First Year: The Global City

Students at Powell's Books

Lay the Groundwork

Form tight bonds with your peers in a small, year-long course, focused on developing advanced writing skills through intensive study of the urban environment

All first year students begin with HON 101 (even students who earned AP/IB credit in high school). This year-long sequence is designed to help you develop the reading, writing, and analytical skills that will serve as a foundation for the Honors thesis -- and for all your undergraduate and graduate work. Each term, we will focus on a specific set of linked skills: summary of argument, close reading, disciplinary conversation. The texts you will read both help you learn the scholarly skills and provide the occasion for engaging in meaningful inquiry.

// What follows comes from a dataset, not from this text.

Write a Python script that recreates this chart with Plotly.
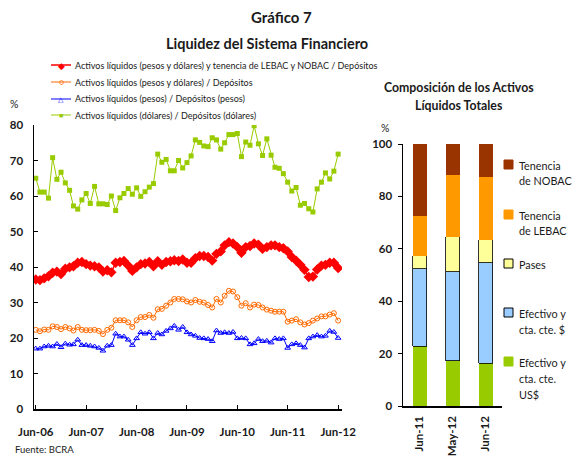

Each section of The Global City will have different reading material, but the writing tools studied throughout the year are the same from section to section. Throughout your first year, you will get to experience small, in-person classes that emphasize engaged student participation in classroom discussions and collaborative assignments.

(Post)Colonial Worlds: Geographies of Urban Power and Resistance (HON 101A)
This year-long course is an exploration of the history, representations, and contemporary politics of global urbanism. During the fall we focus on the rise of European colonialism since the fifteenth century,  tracing the power struggles––the forms of domination and modes of resistance––that have shaped cities across the globe and into the present. In the winter we continue our exploration of global life in the aftermath of decolonial struggles and as Western imperialism was reconfigured across the globe. Finally, we consider the legacies of these global histories––the afterlives of colonialism––in contemporary battles over land and resources, racial and social justice, and political mobilization and citizenship. The course draws heavily on anthropology, history, urban studies, journalism, graphic non-fiction, and film. 
Dr. Federico Perez Fernandez
Time: Tuesdays and Thursdays, 1:30pm-3:10pm
CRN:  11189

Cinema's Urban Modernity (HON 101B)
The beginning of the 20th century witnessed convulsive change. Western urban life was dramatically altered as industrialization, revolution, and global finance capital rearranged the rhythms and practices of modern life. By studying film, photography, and other performance-based representations from the era, reading philosophy and social history, and focusing on the figure of the flaneur/flaneuse – a walker who learns a city via their on-foot journeys – we will learn how our contemporary urban experiences are rooted in the past and consider how photography, cinema, and philosophy thought through and represented the modern and how it may be differentiated from the contemporary. Over our three quarters, we will study cinema, literature, and photography from the US, France, England, the USSR, and Shanghai as part of the Republic of China
Dr. Amy Borden
Time:  Mondays and Wednesdays, 11am-12:40pm
CRN: 11190

Women in Middle Eastern Cities (HON 101C)
Focusing on questions of women and gender, this course invites the participants to reflect on women's experiences critically in modern Turkish, Arab, and Iranian contexts. We examine diverse experiences, observe connections to the United States, and explore how gender intersects with class, education, and ethno-religious standing, among others.
Dr. Pelin Basci
Time:  Tuesdays and Thursdays, 3:30pm-5:10pm
CRN: 11191

Race, Capital, and the City (HON 101D)
This section of the Global City will consider the transnational history of capitalism, colonialism, segregation, imperialism, settlement, protest, and political struggle to understand how something seemingly “local” in scale -- like the events surrounding George Floyd’s death -- connect to, and intersect with, systems and processes at the national and global scale. As we travel, we will consider the historical relationship between urban activism within communities of color to national and transnational movements. Our goal will be to understand how networks of racialized capital forged in the 17th century mapped themselves onto the contours of contemporary urban space. 
Dr. Paul McCutcheon
Time: Mondays and Wednesdays,1:30pm-3:10pm
CRN:  11192

Writing the City (HON 101E)
This section of the Global City examines the numerous ways writing is used as an instrument of power within urban environments. We will scrutinize key texts produced by activists and radicals—both within and outside academic institutions—to better understand the rhetorical strategies and styles that shape and influence the cities we inhabit and how we can better use these strategies in academic environments.